Net als veel andere schepen van de Holland-Amerika Lijn werd het 10.491 brt stoomschip Statendam gebouwd op de scheepswerf Harland & Wolff in Belfast, Noord-Ierland, en te water gelaten op 7 mei 1898. Ze was het eerste schip van de rederij met deze naam (anderen volgden in 1914, 1929, 1957 en 1993) en het eerste schip in de HAL-vloot met een tonnage van meer dan 10.000 brt. De eerste Statendam was een 157,05 meter lang en 18,19 meter breed passagiersschip met een schoorsteen, twee masten en twee schroeven. Het schip kon 200 passagiers vervoeren in de eerste, 175 in de tweede en 2000 in de derde klasse.

Op 24 augustus 1898 verliet de Statendam Rotterdam voor haar eerste reis naar New York. Ze bleef op deze route tot januari 1910. In het voorjaar van 1910 werd de stoomboot gecharterd voor de bedevaart naar de inwijding van de Dormition-basiliek op de berg Sion. Op 23 maart 1911 werd het schip verkocht aan de Britse Allan Line, die haar de naam Scotian gaf en passagiersaccommodatie bood aan 550 tweedeklasse en 1.150 derdeklasse passagiers. Het tonnage werd teruggebracht tot 10.332 brt. Ze pendelde aanvankelijk tussen Glasgow, Halifax en Portland totdat ze in mei 1911 op de Canada-route (Glasgow-Quebec-Montreal) werd gezet. In januari 1914 werd ze gecharterd door de Canadian Pacific Line voor een enkele reis van Liverpool naar Saint John.

Op 21 augustus 1914 verliet de Scotian Londen voor haar laatste reis in vredestijd. Op de terugreis naar Groot-Brittannië werd ze gebruikt als troepentransport door de Canadian Expeditionary Force. Tussen november 1914 en maart 1915 diende ze als schip voor Duitse krijgsgevangenen in de kustplaats Ryde op het Isle of Wight.

Op 13 september 1916, terwijl ze voor anker lag in Princes Dock in Glasgow, werd de Scotian in de achtersteven geraakt door het troepentransportschip HMS Mantua (ex-P&O) bij een aanvaring.

Toen de Canadian Pacific Line in 1917 de Allen Line kocht en hun schepen overnam, ging ook de Scotian in juli 1917 over naar de nieuwe eigenaren, voor wie ze vanaf september 1918 in dienst was. Vanaf 12 september 1919 bediende de Scotian de route van Antwerpen via Southampton naar Quebec en Montreal met een capaciteit van 304 passagiers in cabineklasse en 542 in derde klasse. Vanaf mei 1920 was Londen het vertrekpunt voor overtochten. In 1920 en 1921 ondernam het schip vier troepenreizen naar Bombay (India) in dienst van de Britse regering.

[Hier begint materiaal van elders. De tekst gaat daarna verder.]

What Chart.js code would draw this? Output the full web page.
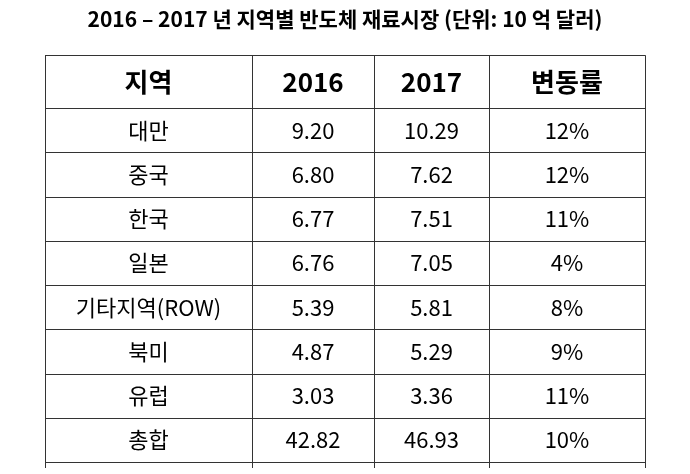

Op 16 november 1922 werd de naam veranderd van Scotian in Marglen. Op dat moment naderde de stoomboot echter al het einde van zijn levensduur. De Marglen vertrok op 15 mei 1923 voor de laatste keer vanuit Londen naar Canada. In de volgende drie jaar waren er 15 overtochten naar Bombay en op 30 december 1926 werd het 28 jaar oude schip uiteindelijk verkocht aan Ditta L. Pittaluga in Genua voor de sloop. Op 10 januari 1927 verliet het Southampton voor Genua, waar het in hetzelfde jaar werd gesloopt.